The duration of a person's unfitness for work is determined by more than his/her primary diagnosis. Patients often report psychological problems and a feeling of being burnt out. Antonius Schneider and colleagues analyzed whether an association exists between such psychological symptoms and the length of sick leave, even if patients received their sick note because of purely physical symptoms, such as back pain (Dtsch Arztebl Int 2017; 114: 291-7).
The researchers studied the data of 225 patients, from 14 general practices, who had been issued with a sickness certificate. The diagnoses that prompted the sick leave varied. Respiratory disorders and disorders of the musculoskeletal system were the most common diagnoses. The longest mean periods of sick leave were documented for patients with diagnoses of skin diseases and mental disorders. All study participants completed a questionnaire that included the Maslach Burnout Inventory, General Survey, and Patient Health Questionnaire, with the scales depression, somatization, and anxiety. Patients' characteristics such as sex, age, relationship status, and educational attainment were also captured.
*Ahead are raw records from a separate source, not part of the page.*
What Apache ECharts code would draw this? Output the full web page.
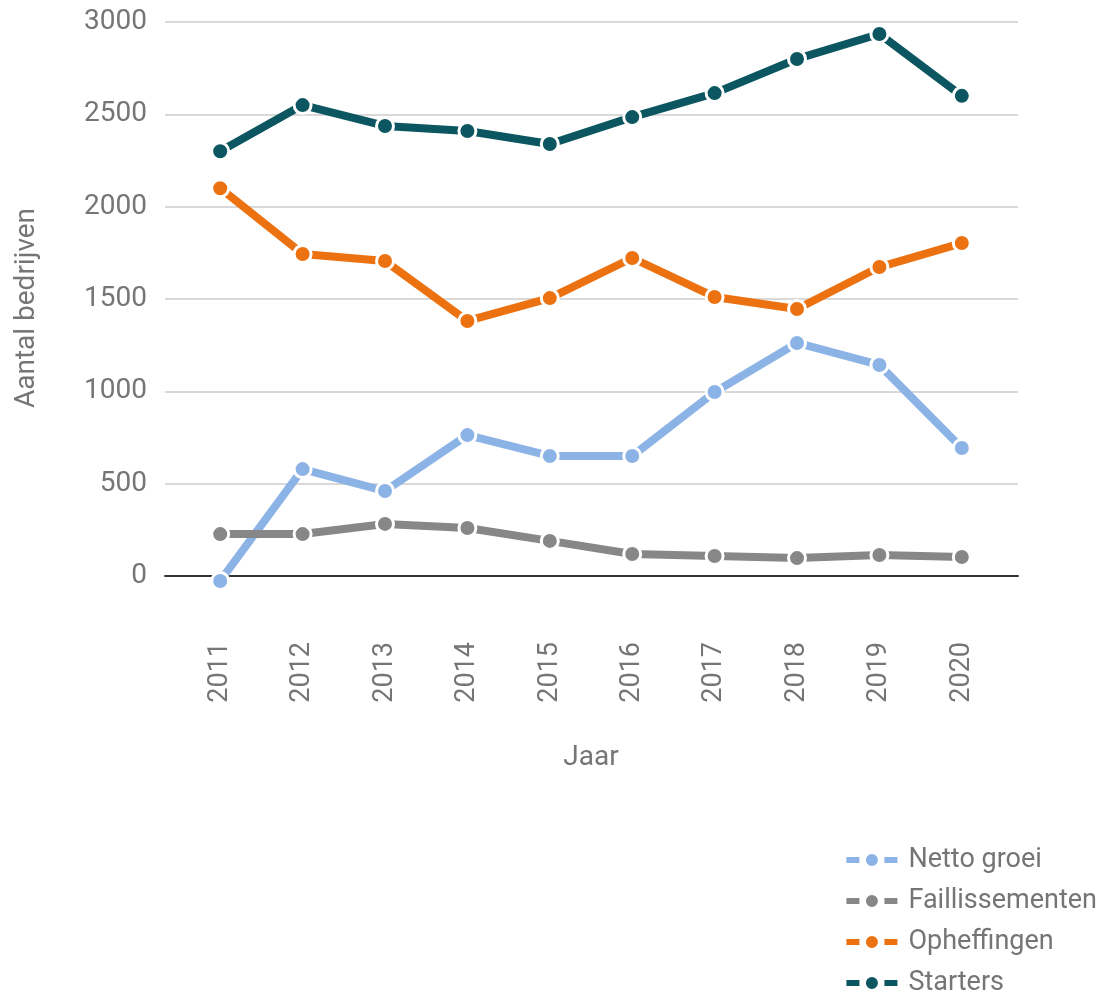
<!DOCTYPE html>
<html>
<head>
<meta charset="utf-8">
<script src="https://cdn.jsdelivr.net/npm/echarts@6/dist/echarts.min.js"></script>
<style>html,body{margin:0;padding:0;background:#fff}#c{width:1103px;height:998px}</style>
</head>
<body>
<div id="c"></div>
<script>
const years = ['2011','2012','2013','2014','2015','2016','2017','2018','2019','2020'];
const nettoGroei = [-27, 579, 460, 763, 650, 650, 996, 1262, 1143, 693];
const faillissementen = [227, 227, 282, 260, 190, 119, 108, 97, 114, 103];
const opheffingen = [2100, 1744, 1706, 1381, 1505, 1722, 1511, 1446, 1673, 1803];
const starters = [2300, 2550, 2437, 2410, 2339, 2485, 2615, 2800, 2935, 2600];
const yTicks = {min: 0, max: 3000, interval: 500};

const FONT = 'Roboto';
const GRAY = '#757575';
const iconPath = 'path://M0,3L13,3L13,9L0,9Z M19.5,6A6,6 0 1,1 31.5,6A6,6 0 1,1 19.5,6Z M38,3L51,3L51,9L38,9Z';

function mk(name, data, color) {
  return {
    name, type: 'line', data, xAxisIndex: 1, yAxisIndex: 1,
    clip: false,
    symbol: 'circle', symbolSize: 17, showSymbol: true,
    lineStyle: {color, width: 8},
    itemStyle: {color, borderColor: '#fff', borderWidth: 3},
    emphasis: {disabled: true},
    animation: false
  };
}

const chart = echarts.init(document.getElementById('c'), null, {renderer: 'canvas'});
chart.setOption({
  animation: false,
  textStyle: {fontFamily: FONT},
  grid: [
    {left: 165, right: 85, top: 22, bottom: 422},
    {left: 179, right: 100, top: 22, bottom: 422}
  ],
  xAxis: [
    {gridIndex: 0, type: 'category', data: years, axisLabel: {show: false}, axisTick: {show: false},
     axisLine: {show: true, lineStyle: {color: '#333', width: 2}}},
    {gridIndex: 1, type: 'category', data: years,
     axisLine: {show: false}, axisTick: {show: false},
     axisLabel: {rotate: 90, margin: 66, color: GRAY, fontSize: 27, fontFamily: FONT},
     name: 'Jaar', nameLocation: 'middle', nameGap: 168,
     nameTextStyle: {color: GRAY, fontSize: 28, fontFamily: FONT}}
  ],
  yAxis: [
    {gridIndex: 0, type: 'value', min: yTicks.min, max: yTicks.max, interval: yTicks.interval,
     axisLine: {show: false}, axisTick: {show: false},
     axisLabel: {color: GRAY, fontSize: 28, margin: 18, fontFamily: FONT, formatter: v => String(v)},
     splitLine: {lineStyle: {color: '#cccccc', width: 1.5}},
     name: 'Aantal bedrijven', nameLocation: 'middle', nameGap: 124,
     nameTextStyle: {color: GRAY, fontSize: 28, fontFamily: FONT, padding: [0, 18, 0, 0]}},
    {gridIndex: 1, type: 'value', min: yTicks.min, max: yTicks.max, interval: yTicks.interval,
     show: false, splitLine: {show: false}}
  ],
  legend: {
    orient: 'vertical', right: 6, top: 846, padding: 0, height: 152,
    itemWidth: 51, itemHeight: 12, itemGap: 13,
    icon: iconPath,
    itemStyle: {borderWidth: 0},
    textStyle: {color: GRAY, fontSize: 27, lineHeight: 28, fontFamily: FONT, padding: [0, 0, 0, 6]},
    data: ['Netto groei', 'Faillissementen', 'Opheffingen', 'Starters'],
    selectedMode: false
  },
  series: [
    mk('Netto groei', nettoGroei, '#8cb3e6'),
    mk('Faillissementen', faillissementen, '#878787'),
    mk('Opheffingen', opheffingen, '#ec7211'),
    mk('Starters', starters, '#0b5660')
  ]
});
</script>
</body>
</html>
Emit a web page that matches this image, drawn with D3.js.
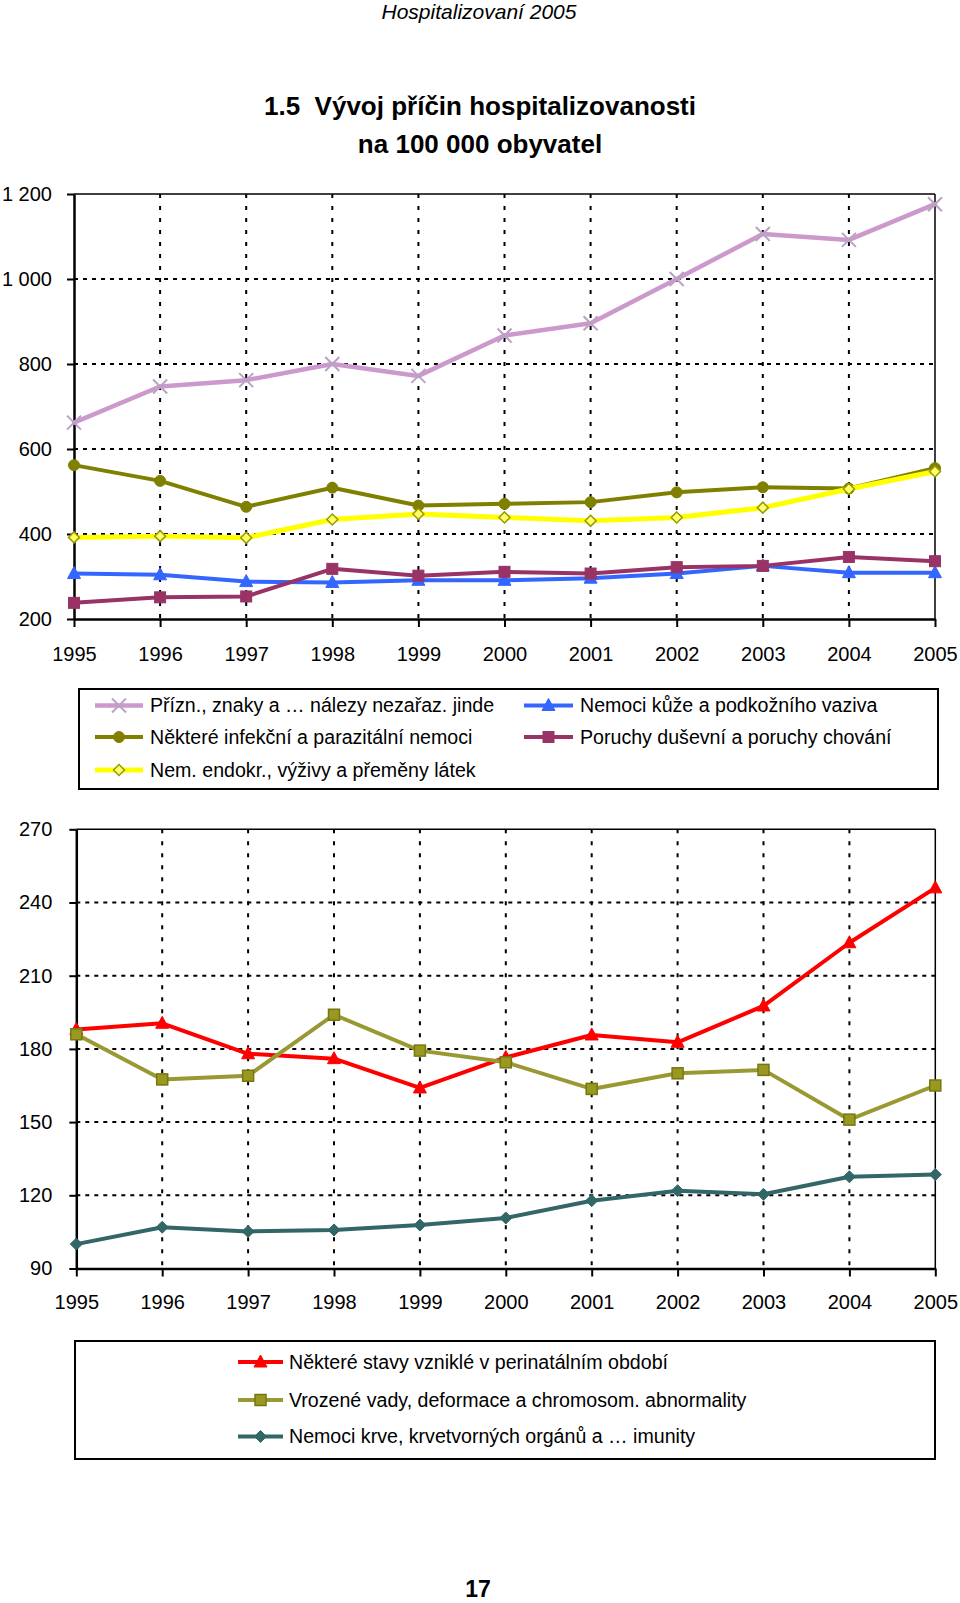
<!DOCTYPE html>
<html><head><meta charset="utf-8">
<script src="https://cdn.jsdelivr.net/npm/d3@7"></script>
<style>
html,body{margin:0;padding:0;background:#fff;}
svg{display:block;}
text{font-family:"Liberation Sans",Arial,sans-serif;fill:#000;}
</style></head><body>
<svg id="c" width="960" height="1603"></svg>
<script>
// ---------- DATA ----------
const years = [1995,1996,1997,1998,1999,2000,2001,2002,2003,2004,2005];
const yTicks1 = [200,400,600,800,1000,1200];
const yTicks2 = [90,120,150,180,210,240,270];

const priznaky = [662,747,762,800,772,867,896,1000,1106,1092,1176];
const kuze     = [307,304,288,286,291,291,296,307,325,309,309];
const infekcni = [562,525,464,509,467,471,475,498,510,507,555];
const dusevni  = [238,251,253,318,302,311,307,322,325,346,336];
const endokr   = [392,395,391,434,447,439,431,439,462,506,547];

const perinatal = [188,190.5,178,176,164,176.5,185.7,182.7,197.6,223.5,246];
const vrozene   = [186,167.5,169,194,179.3,174.5,163.6,170,171.4,151,165];
const krve      = [100,106.9,105.2,105.8,107.8,110.7,117.8,121.9,120.4,127.6,128.5];

const names1 = ["Přízn., znaky a … nálezy nezařaz. jinde","Nemoci kůže a podkožního vaziva","Některé infekční a parazitální nemoci","Poruchy duševní a poruchy chování","Nem. endokr., výživy a přeměny látek"];
const names2 = ["Některé stavy vzniklé v perinatálním období","Vrozené vady, deformace a chromosom. abnormality","Nemoci krve, krvetvorných orgánů a … imunity"];

// ---------- STYLE ----------
const series1 = [
  {name:names1[0], values:priznaky, color:"#CC99CC", marker:"x", mfill:"none", mstroke:"#B9A2C4", width:4.5},
  {name:names1[1], values:kuze, color:"#3366FF", marker:"tri", mfill:"#3366FF", mstroke:"#3366FF", width:4},
  {name:names1[2], values:infekcni, color:"#808000", marker:"circle", mfill:"#808000", mstroke:"#808000", width:4},
  {name:names1[3], values:dusevni, color:"#993366", marker:"square", mfill:"#993366", mstroke:"#993366", width:4},
  {name:names1[4], values:endokr, color:"#FFFF00", marker:"diamond", mfill:"#FFFF66", mstroke:"#999900", width:5}
];
const series2 = [
  {name:names2[0], values:perinatal, color:"#FF0000", marker:"tri", mfill:"#FF0000", mstroke:"#FF0000", width:4},
  {name:names2[1], values:vrozene, color:"#999933", marker:"square2", mfill:"#999922", mstroke:"#777711", width:4},
  {name:names2[2], values:krve, color:"#336666", marker:"diamond2", mfill:"#336666", mstroke:"#336666", width:4}
];

const svg = d3.select("#c");
const fmt = d3.formatLocale({decimal:",",thousands:" ",grouping:[3],currency:["",""]}).format(",");

function marker(g, type, x, y, fill, stroke){
  if(type==="circle"){
    g.append("circle").attr("cx",x).attr("cy",y).attr("r",5.5).attr("fill",fill).attr("stroke",stroke);
  } else if(type==="square"){
    g.append("rect").attr("x",x-5.5).attr("y",y-5.5).attr("width",11).attr("height",11).attr("fill",fill).attr("stroke",stroke);
  } else if(type==="square2"){
    g.append("rect").attr("x",x-5.5).attr("y",y-5.5).attr("width",11).attr("height",11).attr("fill",fill).attr("stroke",stroke).attr("stroke-width",1.5);
  } else if(type==="tri"){
    g.append("path").attr("d",`M${x},${y-7}L${x+6.5},${y+5}L${x-6.5},${y+5}Z`).attr("fill",fill).attr("stroke",stroke);
  } else if(type==="diamond"){
    g.append("path").attr("d",`M${x},${y-5.5}L${x+5.5},${y}L${x},${y+5.5}L${x-5.5},${y}Z`).attr("fill",fill).attr("stroke",stroke).attr("stroke-width",1.5);
  } else if(type==="diamond2"){
    g.append("path").attr("d",`M${x},${y-6}L${x+6},${y}L${x},${y+6}L${x-6},${y}Z`).attr("fill",fill).attr("stroke",stroke);
  } else if(type==="x"){
    g.append("path").attr("d",`M${x-7},${y-7}L${x+7},${y+7}M${x-7},${y+7}L${x+7},${y-7}`).attr("stroke",stroke).attr("stroke-width",2).attr("fill","none");
  }
}

function chart(cfg){
  const {x0,x1,yTop,yBot,domain,ticks,series,labelPad,xPad} = cfg;
  const x = d3.scaleLinear().domain([years[0],years[years.length-1]]).range([x0,x1]);
  const y = d3.scaleLinear().domain(domain).range([yBot,yTop]);
  const g = svg.append("g");
  // grid
  g.append("g").selectAll("line").data(ticks.slice(1,-1)).join("line")
    .attr("x1",x0).attr("x2",x1).attr("y1",d=>y(d)).attr("y2",d=>y(d))
    .attr("stroke","#000").attr("stroke-width",2).attr("stroke-dasharray","4,5");
  g.append("g").selectAll("line").data(years.slice(1,-1)).join("line")
    .attr("x1",d=>x(d)).attr("x2",d=>x(d)).attr("y1",yTop).attr("y2",yBot)
    .attr("stroke","#000").attr("stroke-width",2).attr("stroke-dasharray","4,8");
  // frame top/right
  g.append("line").attr("x1",x0).attr("x2",x1).attr("y1",yTop).attr("y2",yTop).attr("stroke","#000").attr("stroke-width",1.5);
  g.append("line").attr("x1",x1).attr("x2",x1).attr("y1",yTop).attr("y2",yBot).attr("stroke","#000").attr("stroke-width",1.5);
  // axes
  const ay = g.append("g").attr("transform",`translate(${x0},0)`)
    .call(d3.axisLeft(y).tickValues(ticks).tickFormat(fmt).tickSize(7).tickPadding(labelPad).tickSizeOuter(0));
  const ax = g.append("g").attr("transform",`translate(0,${yBot})`)
    .call(d3.axisBottom(x).tickValues(years).tickFormat(d3.format("d")).tickSize(8).tickPadding(xPad).tickSizeOuter(0));
  [ay,ax].forEach(a=>{
    a.select(".domain").attr("stroke","#000").attr("stroke-width",2.5);
    a.selectAll(".tick line").attr("stroke","#000").attr("stroke-width",2);
    a.selectAll(".tick text").attr("font-size",20).attr("fill","#000")
      .attr("font-family",'"Liberation Sans",Arial,sans-serif');
  });
  // series
  series.forEach(s=>{
    const sg = g.append("g");
    sg.append("path").datum(s.values)
      .attr("d",d3.line().x((d,i)=>x(years[i])).y(d=>y(d)))
      .attr("fill","none").attr("stroke",s.color).attr("stroke-width",s.width)
      .attr("stroke-linejoin","round").attr("stroke-linecap","round");
    s.values.forEach((v,i)=>marker(sg,s.marker,x(years[i]),y(v),s.mfill,s.mstroke));
  });
}

function legendEntry(g,s,lx0,lx1,tx,y){
  g.append("line").attr("x1",lx0).attr("x2",lx1).attr("y1",y).attr("y2",y)
    .attr("stroke",s.color).attr("stroke-width",s.width);
  marker(g,s.marker,(lx0+lx1)/2,y,s.mfill,s.mstroke);
  g.append("text").attr("x",tx).attr("y",y).attr("dy","0.35em").attr("font-size",19.6).text(s.name);
}

// ---------- TEXTS ----------
svg.append("text").attr("x",479).attr("y",12).attr("dy","0.35em").attr("text-anchor","middle")
  .attr("font-size",21).attr("font-style","italic").attr("fill","#222").text("Hospitalizovaní 2005");
svg.append("text").attr("x",480).attr("y",106).attr("dy","0.35em").attr("text-anchor","middle")
  .attr("font-size",26).attr("font-weight","bold").style("white-space","pre").text("1.5  Vývoj příčin hospitalizovanosti");
svg.append("text").attr("x",480).attr("y",144).attr("dy","0.35em").attr("text-anchor","middle")
  .attr("font-size",26).attr("font-weight","bold").text("na 100 000 obyvatel");

// ---------- CHART 1 ----------
chart({x0:74,x1:935,yTop:194,yBot:619,domain:[200,1200],ticks:yTicks1,series:series1,labelPad:15,xPad:20});
const lg1 = svg.append("g");
lg1.append("rect").attr("x",79).attr("y",689).attr("width",859).attr("height",100).attr("fill","none").attr("stroke","#000").attr("stroke-width",2);
legendEntry(lg1,series1[0],95,143,150,705.5);
legendEntry(lg1,series1[2],95,143,150,737);
legendEntry(lg1,series1[4],95,143,150,770);
legendEntry(lg1,series1[1],524,573,580,705.5);
legendEntry(lg1,series1[3],524,573,580,737);

// ---------- CHART 2 ----------
chart({x0:76.3,x1:935.3,yTop:829.3,yBot:1268.5,domain:[90,270],ticks:yTicks2,series:series2,labelPad:17,xPad:18});
const lg2 = svg.append("g");
lg2.append("rect").attr("x",75).attr("y",1341).attr("width",860).attr("height",118).attr("fill","none").attr("stroke","#000").attr("stroke-width",2);
legendEntry(lg2,series2[0],238,283,289,1362);
legendEntry(lg2,series2[1],238,283,289,1400);
legendEntry(lg2,series2[2],238,283,289,1436.5);

svg.append("text").attr("x",478).attr("y",1589).attr("dy","0.35em").attr("text-anchor","middle")
  .attr("font-size",23).attr("font-weight","bold").text("17");
</script>
</body></html>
For the total study population, doctors' sick notes were associated with longer periods of sick leave in patients with a lower level of educational attainment (less than 10 years of schooling), independently of the primary diagnosis. An association existed between the length of the sick leave period and emotional exhaustion, depersonalization, depression, anxiety, and somatization. When study participants were excluded whose unfitness for work was primarily due to psychological and psychiatric diagnoses, the sick leave period correlated with emotional exhaustion, somatization, and—almost statistically significantly—with depression. Sex and relationship status were not relevant.
In a secondary analysis, age and formal education were associated with the duration of sick leave. Each year of increase in age led to an increase in the length of the sick leave period by 1.7%. In persons with higher levels of education, the length of sick leave was reduced by 40%. In terms of the psychological burden, an association of anxiety symptoms with the duration of unfitness to work was primarily noted.
The authors conclude that a holistic approach in patient-centered communication, such as is applied in case of depression and anxiety, may be helpful in psychological or physical symptoms of unknown origin during the consultation with the primary care physician.